Greve geral: resposta
De volta às universidades, os estudantes receberam o apoio de dezenas de entidades estudantis e sindicais, também de algumas reitorias. Após as prisões, o que se evidenciou não foi a repressão, mas a postura firme dos estudantes que já anunciam a deflagração de uma greve nacional.
— Não será com prisões, processos, cacetetes, que nos intimidaremos, e não nos intimidamos. Pelo contrário, tudo isso deixou os estudantes de Pedagogia ainda mais dispostos a lutar.

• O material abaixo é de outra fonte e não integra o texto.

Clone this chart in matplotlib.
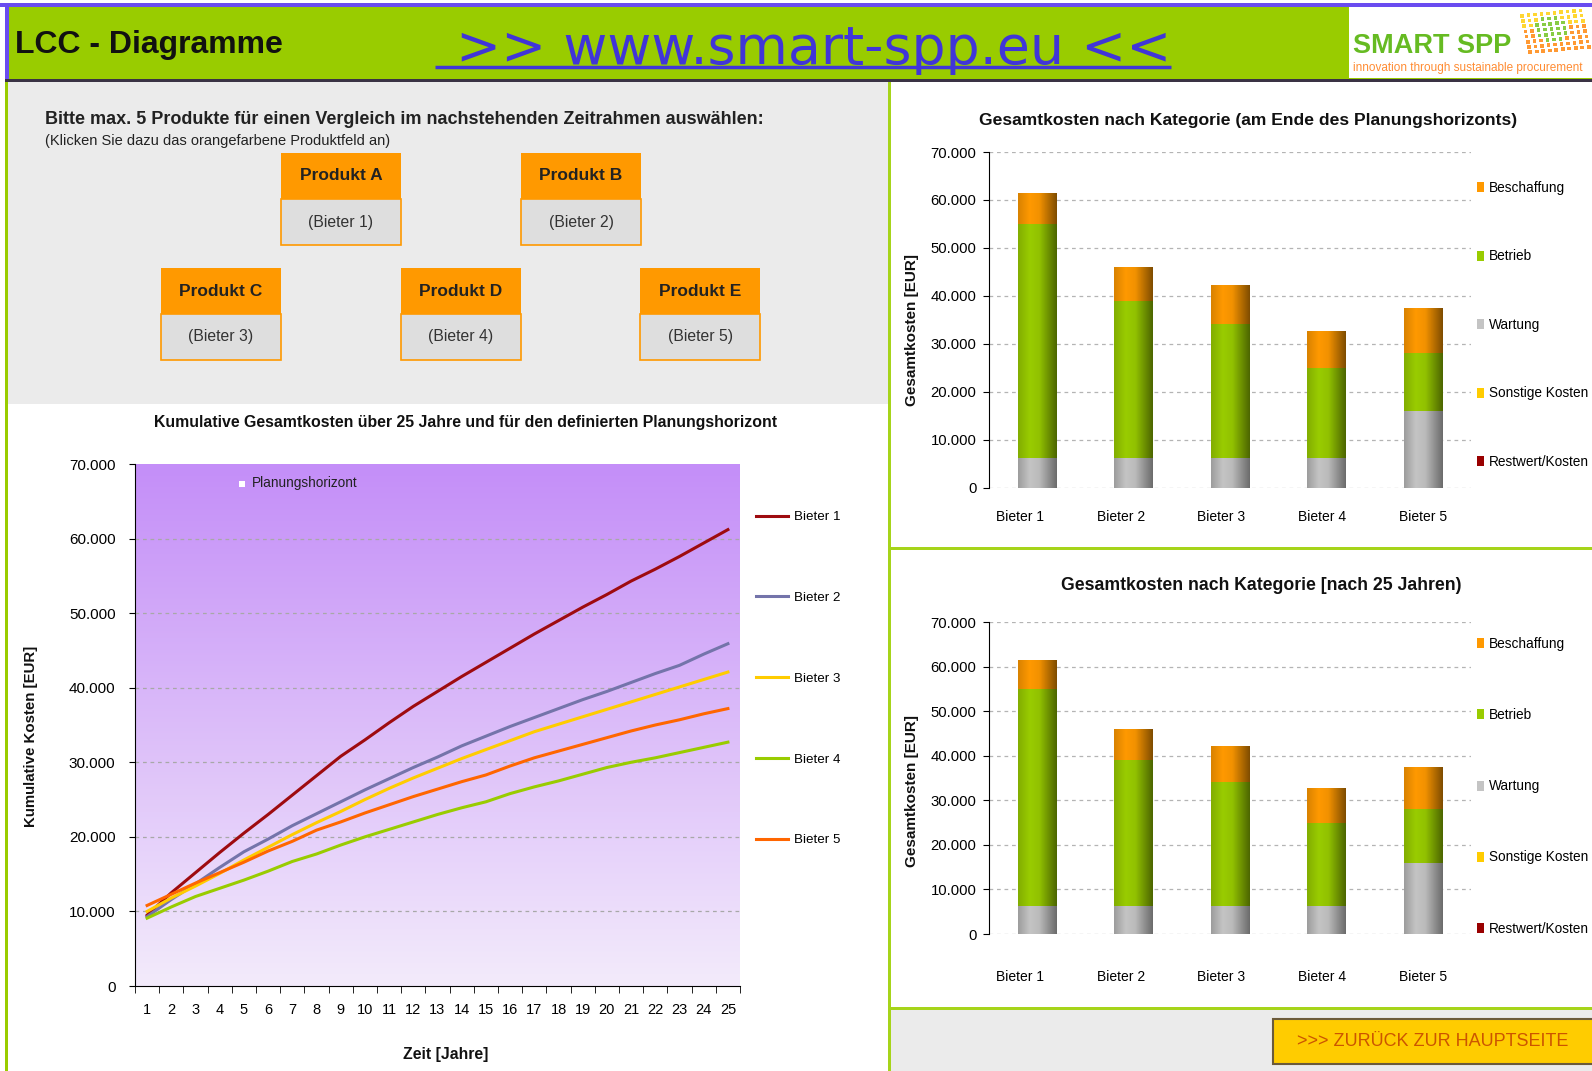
import numpy as np
import matplotlib
matplotlib.use('Agg')
import matplotlib.pyplot as plt
from matplotlib.patches import Rectangle
from matplotlib.colors import to_rgb
from matplotlib.ticker import FuncFormatter, MultipleLocator
from matplotlib.transforms import ScaledTranslation

plt.rcParams['font.family'] = ['Liberation Sans', 'DejaVu Sans']

W, H = 1592, 1071

# ---- data ----
jahre = list(range(1, 26))
bieter = ['Bieter 1', 'Bieter 2', 'Bieter 3', 'Bieter 4', 'Bieter 5']

kum_b1 = [9500, 12500, 15200, 17900, 20500, 23000, 25600, 28200, 30800, 33000,
          35300, 37500, 39500, 41500, 43400, 45300, 47200, 49000, 50800, 52500,
          54300, 55900, 57600, 59400, 61200]
kum_b2 = [9300, 11600, 13700, 15900, 18000, 19700, 21500, 23100, 24700, 26300,
          27800, 29300, 30700, 32200, 33500, 34800, 36000, 37200, 38400, 39500,
          40700, 41900, 43000, 44500, 45900]
kum_b3 = [10000, 11800, 13400, 15100, 16900, 18600, 20300, 21900, 23400, 25000,
          26500, 27900, 29200, 30500, 31700, 32900, 34100, 35100, 36100, 37100,
          38100, 39100, 40100, 41100, 42100]
kum_b4 = [9100, 10600, 12000, 13100, 14200, 15400, 16700, 17700, 18900, 20000,
          21000, 22000, 23000, 23900, 24700, 25800, 26700, 27500, 28400, 29300,
          30000, 30600, 31300, 32000, 32700]
kum_b5 = [10800, 12300, 13800, 15200, 16600, 18100, 19400, 20900, 22000, 23200,
          24300, 25400, 26400, 27400, 28300, 29500, 30600, 31500, 32400, 33300,
          34200, 35000, 35700, 36500, 37200]

kategorien = ['Beschaffung', 'Betrieb', 'Wartung', 'Sonstige Kosten', 'Restwert/Kosten']
wartung = [6200, 6200, 6200, 6200, 16000]
betrieb = [48800, 32800, 28000, 18800, 12100]
beschaffung = [6400, 7000, 8000, 7800, 9300]
sonstige = [0, 0, 0, 0, 0]
restwert = [0, 0, 0, 0, 0]

produkte = ['Produkt A', 'Produkt B', 'Produkt C', 'Produkt D', 'Produkt E']

line_colors = ['#9E0B0F', '#7474AA', '#FFCC00', '#99CC00', '#FF6600']
kat_colors = {'Beschaffung': '#FF9900', 'Betrieb': '#99CC00', 'Wartung': '#C4C4C4',
              'Sonstige Kosten': '#FFCC00', 'Restwert/Kosten': '#990000'}

def de_fmt(v, p):
    return f'{int(round(v)):,}'.replace(',', '.')

def px_axes(l, t, r, b):
    return fig.add_axes([l / W, 1 - b / H, (r - l) / W, (b - t) / H])

fig = plt.figure(figsize=(W / 100, H / 100), dpi=100, facecolor='white')

# ---- page background / frames ----
bg = fig.add_axes([0, 0, 1, 1])
bg.set_xlim(0, W)
bg.set_ylim(H, 0)
bg.axis('off')

bg.add_patch(Rectangle((8, 82), 881, 322, fc='#EBEBEB', ec='none'))
bg.add_patch(Rectangle((891, 1010), 701, 61, fc='#EBEBEB', ec='none'))
bg.add_patch(Rectangle((5, 5), W, 76, fc='#99CC00', ec='none'))
bg.add_patch(Rectangle((0, 3), W, 3.5, fc='#6A4CF0', ec='none'))
bg.add_patch(Rectangle((5, 3), 4, 78, fc='#6A4CF0', ec='none'))
bg.add_patch(Rectangle((5, 79), W, 3, fc='#3A3344', ec='none'))
bg.add_patch(Rectangle((5, 82), 3, H - 82, fc='#99CC00', ec='none'))
bg.add_patch(Rectangle((888, 82), 3, H - 82, fc='#A6D41A', ec='none'))
bg.add_patch(Rectangle((891, 547), 701, 3, fc='#A6D41A', ec='none'))
bg.add_patch(Rectangle((891, 1007), 701, 3, fc='#A6D41A', ec='none'))

# header
bg.text(15, 45, 'LCC - Diagramme', fontsize=23, fontweight='bold', va='center', color='#111111')
bg.text(456, 64, '>> www.smart-spp.eu <<', fontsize=38.7, color='#4035D8', va='baseline',
        family='DejaVu Sans')
bg.plot([435, 1171], [67, 67], color='#4035D8', lw=2.5, solid_capstyle='butt')

# logo
bg.add_patch(Rectangle((1349, 7), 243, 71, fc='white', ec='none'))
bg.text(1353, 46, 'SMART SPP', fontsize=19.5, fontweight='bold', color='#66BB22', va='center')
bg.text(1353, 68, 'innovation through sustainable procurement', fontsize=8.5,
        color='#FF8C33', va='center')
for i in range(8):
    for j in range(10):
        x = 1520 + j * 6.5 + i * 1.2
        y = 14 + i * 5.2 - j * 0.6
        if (j - 4) ** 2 + (i - 3) ** 2 < 8:
            c = '#88CC44'
        elif i < 3:
            c = '#FFD633'
        else:
            c = '#FF9933'
        bg.add_patch(Rectangle((x, y), 3.6, 3.6, fc=c, ec='none'))

# selection area
bg.text(45, 120, 'Bitte max. 5 Produkte für einen Vergleich im nachstehenden Zeitrahmen auswählen:',
        fontsize=13, fontweight='bold', va='center', color='#222222')
bg.text(45, 141, '(Klicken Sie dazu das orangefarbene Produktfeld an)', fontsize=10.5,
        va='center', color='#222222')
boxes = [(281, 153), (521, 153), (161, 268), (401, 268), (640, 268)]
for k, (bx, by) in enumerate(boxes):
    bg.add_patch(Rectangle((bx, by), 120, 46, fc='#FF9900', ec='none'))
    bg.add_patch(Rectangle((bx, by + 46), 120, 46, fc='#DEDEDE', ec='#FF9900', lw=1.2))
    bg.text(bx + 60, by + 23, produkte[k], fontsize=12.5, fontweight='bold', ha='center',
            va='center', color='#222222')
    bg.text(bx + 60, by + 69, '(' + bieter[k] + ')', fontsize=11.3, ha='center',
            va='center', color='#333333')

# button
bg.add_patch(Rectangle((1273, 1019), 325, 45, fc='#FFCC00', ec='#6B5A3A', lw=1.5))
bg.text(1433, 1042, '>>> ZURÜCK ZUR HAUPTSEITE', fontsize=13, color='#CC5500',
        ha='center', va='center')

# ---- line chart ----
ax = px_axes(135, 464, 740, 986)
grad = np.linspace(0, 1, 256)[:, None]
top = np.array(to_rgb('#C48EF8'))
bot = np.array(to_rgb('#F3EBFB'))
img = top[None, None, :] * (1 - grad[:, :, None]) + bot[None, None, :] * grad[:, :, None]
ax.imshow(img, extent=[0.5, 25.5, 0, 70000], aspect='auto', zorder=0)
serien = [kum_b1, kum_b2, kum_b3, kum_b4, kum_b5]
for s, c, lab in zip(serien, line_colors, bieter):
    ax.plot(jahre, s, color=c, lw=2.2, label=lab, zorder=3)
ax.set_xlim(0.5, 25.5)
ax.set_ylim(0, 70000)
ax.yaxis.set_major_locator(MultipleLocator(10000))
ax.yaxis.set_major_formatter(FuncFormatter(de_fmt))
ax.set_xticks(jahre)
ax.set_xticks(np.arange(0.5, 26, 1), minor=True)
ax.tick_params(axis='x', which='major', length=0, pad=12, labelsize=10.5)
ax.tick_params(axis='x', which='minor', length=5, direction='out')
ax.tick_params(axis='y', length=4, pad=10, labelsize=11)
for v in range(10000, 70000, 10000):
    ax.axhline(v, color='#A8A8A8', lw=0.9, ls=(0, (3, 3)), zorder=1)
for sp in ['top', 'right']:
    ax.spines[sp].set_visible(False)
ax.spines['left'].set_zorder(5)
ax.spines['bottom'].set_zorder(5)
ax.legend(loc='upper left', bbox_to_anchor=(756 / W, 1 - 511 / H), bbox_transform=fig.transFigure,
          frameon=False, fontsize=9.6, handlelength=2.4, handletextpad=0.45, labelspacing=5.13,
          borderpad=0, borderaxespad=0)
ax.add_patch(Rectangle((239, 481), 6, 6, fc='white', ec='none', zorder=5,
                       transform=bg.transData, clip_on=False))
ax.text(252, 483, 'Planungshorizont', fontsize=9.8, va='center', color='#222222', zorder=5,
        transform=bg.transData)

bg.text(466, 423, 'Kumulative Gesamtkosten über 25 Jahre und für den definierten Planungshorizont',
        fontsize=11.4, fontweight='bold', ha='center', va='center', color='#111111')
bg.text(31, 736, 'Kumulative Kosten [EUR]', fontsize=10.8, fontweight='bold', rotation=90,
        ha='center', va='center', color='#111111')
bg.text(446, 1054, 'Zeit [Jahre]', fontsize=11.3, fontweight='bold', ha='center', va='center',
        color='#111111')


# ---- stacked bar charts ----
def shade(a, bars, color, prof):
    t = np.linspace(0, 1, 64)
    f = np.interp(t, [0, 0.3, 0.55, 1], prof)
    base = np.array(to_rgb(color))
    im_arr = np.clip(base[None, None, :] * f[None, :, None], 0, 1)
    for r in bars:
        x, y = r.get_xy()
        w, h = r.get_width(), r.get_height()
        if h <= 0:
            continue
        im = a.imshow(im_arr, extent=[x, x + w, y, y + h], aspect='auto', zorder=3,
                      interpolation='bilinear')
        im.set_clip_path(r)


def bar_chart(box, title, title_xy, leg_top, leg_space, ylab_y, label_pad, title_fs):
    a = px_axes(*box)
    xs = np.arange(len(bieter))
    reihen = [('Wartung', wartung), ('Betrieb', betrieb), ('Beschaffung', beschaffung),
              ('Sonstige Kosten', sonstige), ('Restwert/Kosten', restwert)]
    bottom = np.zeros(len(bieter))
    handles = {}
    for name, vals in reihen:
        bars = a.bar(xs, vals, 0.4, bottom=bottom, color=kat_colors[name], label=name,
                     zorder=2, lw=0)
        prof = [0.85, 1.0, 0.95, 0.5] if name != 'Wartung' else [0.8, 1.0, 0.95, 0.55]
        shade(a, bars, kat_colors[name], prof)
        handles[name] = bars
        bottom = bottom + np.array(vals)
    a.set_xlim(-0.5, len(bieter) - 0.5)
    a.set_ylim(0, 70000)
    a.yaxis.set_major_locator(MultipleLocator(10000))
    a.yaxis.set_major_formatter(FuncFormatter(de_fmt))
    a.set_xticks(xs)
    a.set_xticklabels(bieter)
    a.tick_params(axis='x', length=0, pad=label_pad, labelsize=10)
    a.tick_params(axis='y', length=4, pad=5, labelsize=10.7)
    # category labels sit slightly left of the bars, more so on the left
    n = len(bieter)
    for i, lab in enumerate(a.get_xticklabels()):
        shift = ScaledTranslation(-0.17 * (n - 1 - i) / (n - 1), 0, fig.dpi_scale_trans)
        lab.set_transform(lab.get_transform() + shift)
    for v in range(0, 80000, 10000):
        a.axhline(v, color='#B4B4B4', lw=0.9, ls=(0, (3, 3)), zorder=1)
    for sp in ['top', 'right', 'bottom']:
        a.spines[sp].set_visible(False)
    a.legend([handles[k] for k in kategorien], kategorien, loc='upper left',
             bbox_to_anchor=(1477 / W, 1 - leg_top / H), bbox_transform=fig.transFigure,
             frameon=False, fontsize=9.8, handlelength=0.5, handleheight=0.75,
             handletextpad=0.4, labelspacing=leg_space, borderpad=0, borderaxespad=0)
    bg.text(title_xy[0], title_xy[1], title, fontsize=title_fs, fontweight='bold', ha='center',
            va='center', color='#111111')
    bg.text(912, ylab_y, 'Gesamtkosten [EUR]', fontsize=11, fontweight='bold', rotation=90,
            ha='center', va='center', color='#111111')


bar_chart((989, 152, 1471, 488), 'Gesamtkosten nach Kategorie (am Ende des Planungshorizonts)',
          (1248, 120), 181, 4.0, 330, 16, 12.6)
bar_chart((989, 622, 1471, 934), 'Gesamtkosten nach Kategorie [nach 25 Jahren)',
          (1261, 586), 637, 4.2, 791, 26, 12.7)

fig.savefig('out.png', dpi=100, facecolor='white')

O acontecido apenas revelou mais uma vez que a democracia em nosso país só existe no discurso, e que a única democracia presente naquela Esplanada estava nos manifestantes, em sua organização, em suas faixas e cartazes, e em suas palavras de ordem. Agora, precisamos elevar a luta pela revogação das DCNs, aplicando as decisões da plenária final do nosso encontro. Iniciaremos imediatamente a greve nacional para derrotar o governo e construir uma autêntica formulação feita por estudantes e professores. Temos profunda consciência que é em nossa luta e em nossa greve que se encontram os espaços mais democráticos de nossa universidade e de nossa nação no que diz respeito à educação — finaliza David.
As primeiras paralisações de aulas em resposta à homologação das DCNs do CNE ocorreram no mesmo dia da manifestação em Brasília, 22 de maio. No dia 30 de maio, os estudantes da UFG, reunidos em assembléia geral, deflagraram a greve nacional em defesa da formação científica do pedagogo. Decisão seguida pelos estudantes da UEMG, UNIRIO, UFPR e que, em breve, se espalhará por todo o país.